__SET PROBLEM__.
Starting at the top of the listing, extract every line up to and including the one with "const rmTicks = [75, 100, 125, 150];". Pictures stay out of the copy.

########################################

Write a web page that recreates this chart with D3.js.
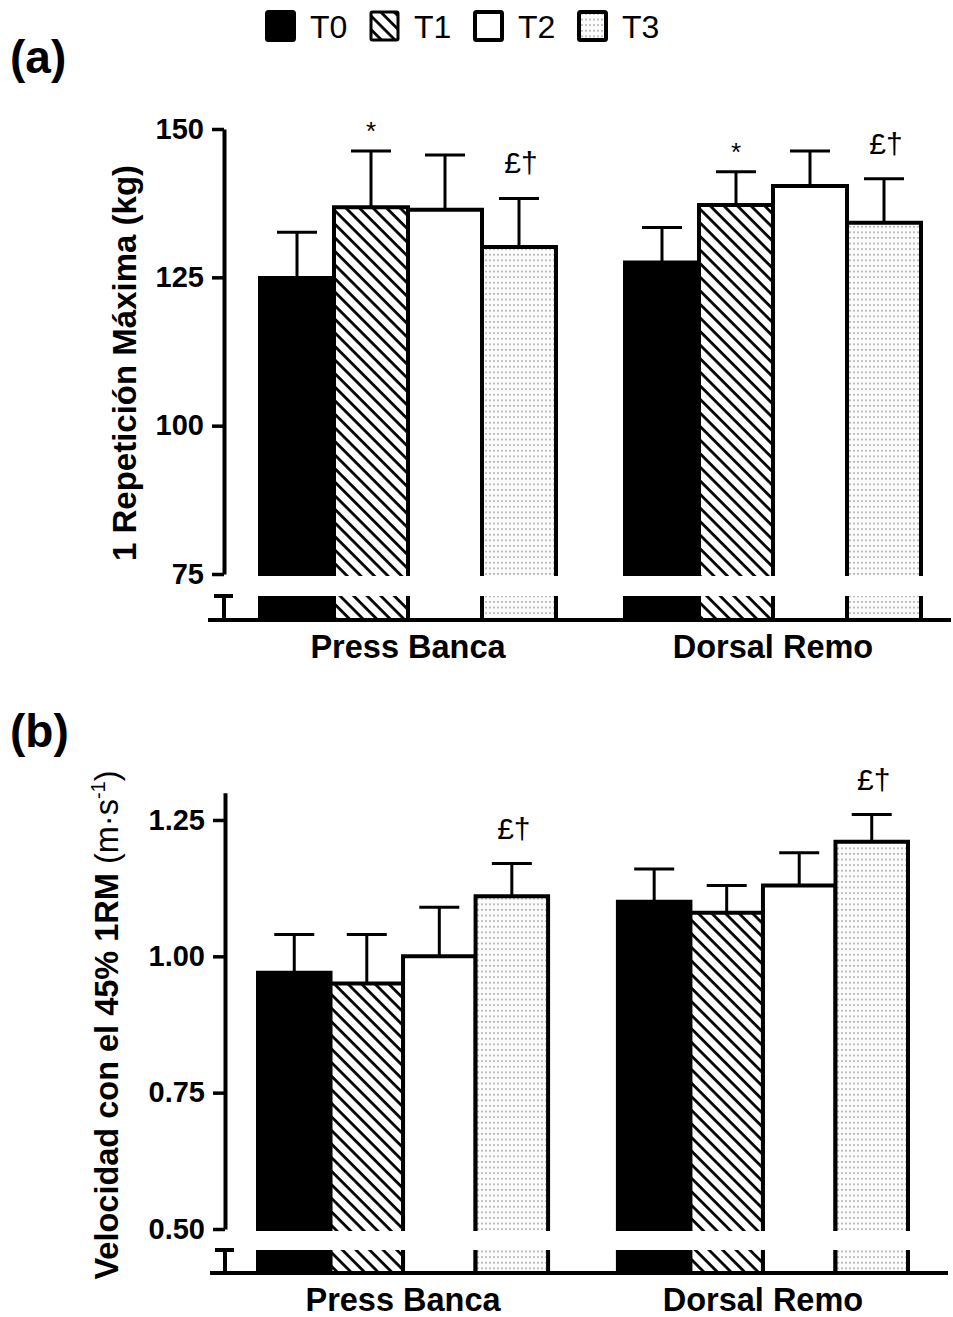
<!DOCTYPE html>
<html>
<head>
<meta charset="utf-8">
<script src="https://cdn.jsdelivr.net/npm/d3@7"></script>
<style>
  body { margin: 0; background: #fff; }
  svg { display: block; }
</style>
</head>
<body>
<svg id="chart" width="953" height="1317"></svg>
<script>
// Groups and time points
const categories = ["Press Banca", "Dorsal Remo"];
const series = ["T0", "T1", "T2", "T3"];

// (a) 1RM, kg: mean and SD per time point
const rmPressMean  = [124.9, 136.8, 136.4, 130.1];
const rmPressSD    = [7.7, 9.5, 9.2, 8.2];
const rmDorsalMean = [127.5, 137.2, 140.4, 134.2];
const rmDorsalSD   = [5.9, 5.6, 5.9, 7.4];
const rmPressMarks  = ["", "*", "", "£†"];
const rmDorsalMarks = ["", "*", "", "£†"];
const rmTicks = [75, 100, 125, 150];

// (b) velocity at 45% 1RM, m·s-1: mean and SD per time point
const velPressMean  = [0.97, 0.95, 1.00, 1.11];
const velPressSD    = [0.07, 0.09, 0.09, 0.06];
const velDorsalMean = [1.10, 1.08, 1.13, 1.21];
const velDorsalSD   = [0.06, 0.05, 0.06, 0.05];
const velPressMarks  = ["", "", "", "£†"];
const velDorsalMarks = ["", "", "", "£†"];
const velTicks = [0.50, 0.75, 1.00, 1.25];

const FONT = "'Liberation Sans', Arial, Helvetica, sans-serif";
const svg = d3.select("#chart");

// Fill patterns
const defs = svg.append("defs");
const HS = 9.6;
const hatch = defs.append("pattern")
  .attr("id", "hatch").attr("patternUnits", "userSpaceOnUse")
  .attr("width", HS).attr("height", HS)
  .attr("patternTransform", "rotate(-45)");
hatch.append("rect").attr("width", HS).attr("height", HS).attr("fill", "#fff");
hatch.append("line").attr("x1", 1.5).attr("y1", 0).attr("x2", 1.5).attr("y2", HS)
  .attr("stroke", "#000").attr("stroke-width", 2.8);

const dots = defs.append("pattern")
  .attr("id", "dots").attr("patternUnits", "userSpaceOnUse")
  .attr("width", 4).attr("height", 5.6);
dots.append("rect").attr("width", 4).attr("height", 5.6).attr("fill", "#fbfbfb");
dots.append("rect").attr("x", 1).attr("y", 2).attr("width", 2).attr("height", 1.4).attr("fill", "#a9a9a9");

const fills = ["#000", "url(#hatch)", "#fff", "url(#dots)"];

// Legend
const legend = svg.append("g").attr("class", "legend");
series.forEach((s, i) => {
  const gx = 265 + i * 104;
  legend.append("rect")
    .attr("x", gx + 2).attr("y", 12).attr("width", 27).attr("height", 28)
    .attr("fill", fills[i]).attr("stroke", "#000")
    .attr("stroke-width", i === 1 ? 3 : 4).attr("rx", 1.5);
  legend.append("text")
    .attr("x", gx + 45).attr("y", 38)
    .attr("font-family", FONT).attr("font-size", 32)
    .text(s);
});

function drawPanel(cfg) {
  const g = svg.append("g");
  const y = d3.scaleLinear().domain(cfg.domain).range(cfg.yRange);
  const x0 = d3.scaleBand().domain(categories).range(cfg.xRange).paddingInner(cfg.padInner).paddingOuter(0);
  const x1 = d3.scaleBand().domain(series).range([0, x0.bandwidth()]);
  const yMinPx = y(cfg.domain[0]);

  // panel letter
  g.append("text")
    .attr("x", 10).attr("y", cfg.letterY)
    .attr("font-family", FONT).attr("font-size", 46).attr("font-weight", "bold")
    .text(cfg.letter);

  // bars
  categories.forEach((c, ci) => {
    const means = cfg.means[ci], sds = cfg.sds[ci], marks = cfg.marks[ci];
    series.forEach((s, si) => {
      const bx = x0(c) + x1(s), bw = x1.bandwidth();
      const top = y(means[si]);
      const bottom = yMinPx + 2;
      // upper segment
      g.append("rect").attr("x", bx).attr("y", top).attr("width", bw).attr("height", bottom - top)
        .attr("fill", fills[si]);
      g.append("path")
        .attr("d", `M${bx},${bottom}V${top}H${bx + bw}V${bottom}`)
        .attr("fill", "none").attr("stroke", "#000").attr("stroke-width", 4);
      // lower segment below the break
      g.append("rect").attr("x", bx).attr("y", cfg.breakTop).attr("width", bw).attr("height", cfg.baseline - cfg.breakTop)
        .attr("fill", fills[si]);
      g.append("path")
        .attr("d", `M${bx},${cfg.breakTop}V${cfg.baseline}M${bx + bw},${cfg.breakTop}V${cfg.baseline}`)
        .attr("fill", "none").attr("stroke", "#000").attr("stroke-width", 4);
      // error bar (upper)
      const cx = bx + bw / 2;
      const et = y(means[si] + sds[si]);
      g.append("line").attr("x1", cx).attr("x2", cx).attr("y1", top).attr("y2", et)
        .attr("stroke", "#000").attr("stroke-width", 3);
      g.append("line").attr("x1", cx - 20).attr("x2", cx + 20).attr("y1", et).attr("y2", et)
        .attr("stroke", "#000").attr("stroke-width", 3);
      // significance marks
      if (marks[si]) {
        const star = marks[si] === "*";
        g.append("text")
          .attr("x", cx + (star ? 0 : 2)).attr("y", et - (star ? 11 : 25))
          .attr("text-anchor", "middle")
          .attr("font-family", FONT).attr("font-size", star ? 26 : 30)
          .text(marks[si]);
      }
    });
    // category label
    g.append("text")
      .attr("x", x0(c) + x0.bandwidth() / 2).attr("y", cfg.catY)
      .attr("text-anchor", "middle")
      .attr("font-family", FONT).attr("font-size", 32.5).attr("font-weight", "bold")
      .text(c);
  });

  // y axis (upper part)
  const axis = d3.axisLeft(y).tickValues(cfg.ticks).tickSize(12).tickSizeOuter(0).tickPadding(8)
    .tickFormat(cfg.format);
  const ag = g.append("g").attr("transform", `translate(${cfg.axisX},0)`).call(axis);
  ag.select(".domain").attr("stroke-width", 4).attr("stroke", "#000");
  ag.selectAll(".tick line").attr("stroke-width", 3.5).attr("stroke", "#000");
  ag.selectAll(".tick text")
    .attr("font-family", FONT).attr("font-size", 29).attr("font-weight", "bold").attr("fill", "#000");

  // y axis stub below the break
  g.append("path")
    .attr("d", `M${cfg.axisX - 10},${cfg.breakTop}H${cfg.axisX + 9}M${cfg.axisX},${cfg.breakTop}V${cfg.baseline}`)
    .attr("fill", "none").attr("stroke", "#000").attr("stroke-width", 4);

  // x baseline
  g.append("line")
    .attr("x1", cfg.baseX[0]).attr("x2", cfg.baseX[1])
    .attr("y1", cfg.baseline).attr("y2", cfg.baseline)
    .attr("stroke", "#000").attr("stroke-width", 4);

  // y title
  const t = g.append("text")
    .attr("transform", `translate(${cfg.titleX},${cfg.titleY}) rotate(-90)`)
    .attr("text-anchor", "middle")
    .attr("font-family", FONT).attr("font-size", cfg.titleSize);
  cfg.title(t);
}

drawPanel({
  letter: "(a)", letterY: 73,
  domain: [75, 150], yRange: [574, 129],
  xRange: [260, 921], padInner: 0.189,
  axisX: 224, breakTop: 596, baseline: 620, baseX: [208, 951],
  ticks: rmTicks, format: d3.format("d"),
  means: [rmPressMean, rmDorsalMean], sds: [rmPressSD, rmDorsalSD], marks: [rmPressMarks, rmDorsalMarks],
  catY: 658,
  titleX: 136, titleY: 363, titleSize: 33,
  title: t => t.append("tspan").attr("font-weight", "bold").text("1 Repetición Máxima (kg)")
});

drawPanel({
  letter: "(b)", letterY: 747,
  domain: [0.5, 1.3], yRange: [1229, 792.7],
  xRange: [258, 908], padInner: 0.194,
  axisX: 225, breakTop: 1250, baseline: 1273, baseX: [210, 948],
  ticks: velTicks, format: d3.format(".2f"),
  means: [velPressMean, velDorsalMean], sds: [velPressSD, velDorsalSD], marks: [velPressMarks, velDorsalMarks],
  catY: 1311,
  titleX: 118, titleY: 1025, titleSize: 32.5,
  title: t => {
    t.append("tspan").attr("font-weight", "bold").text("Velocidad con el 45% 1RM");
    t.append("tspan").text(" (m·s");
    t.append("tspan").attr("font-size", 20).attr("dy", -13).text("-1");
    t.append("tspan").attr("dy", 13).text(")");
  }
});
</script>
</body>
</html>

########################################

__RESPONSE BELOW__.
Write a web page that recreates this chart with D3.js.
<!DOCTYPE html>
<html>
<head>
<meta charset="utf-8">
<script src="https://cdn.jsdelivr.net/npm/d3@7"></script>
<style>
  body { margin: 0; background: #fff; }
  svg { display: block; }
</style>
</head>
<body>
<svg id="chart" width="953" height="1317"></svg>
<script>
// Groups and time points
const categories = ["Press Banca", "Dorsal Remo"];
const series = ["T0", "T1", "T2", "T3"];

// (a) 1RM, kg: mean and SD per time point
const rmPressMean  = [124.9, 136.8, 136.4, 130.1];
const rmPressSD    = [7.7, 9.5, 9.2, 8.2];
const rmDorsalMean = [127.5, 137.2, 140.4, 134.2];
const rmDorsalSD   = [5.9, 5.6, 5.9, 7.4];
const rmPressMarks  = ["", "*", "", "£†"];
const rmDorsalMarks = ["", "*", "", "£†"];
const rmTicks = [75, 100, 125, 150];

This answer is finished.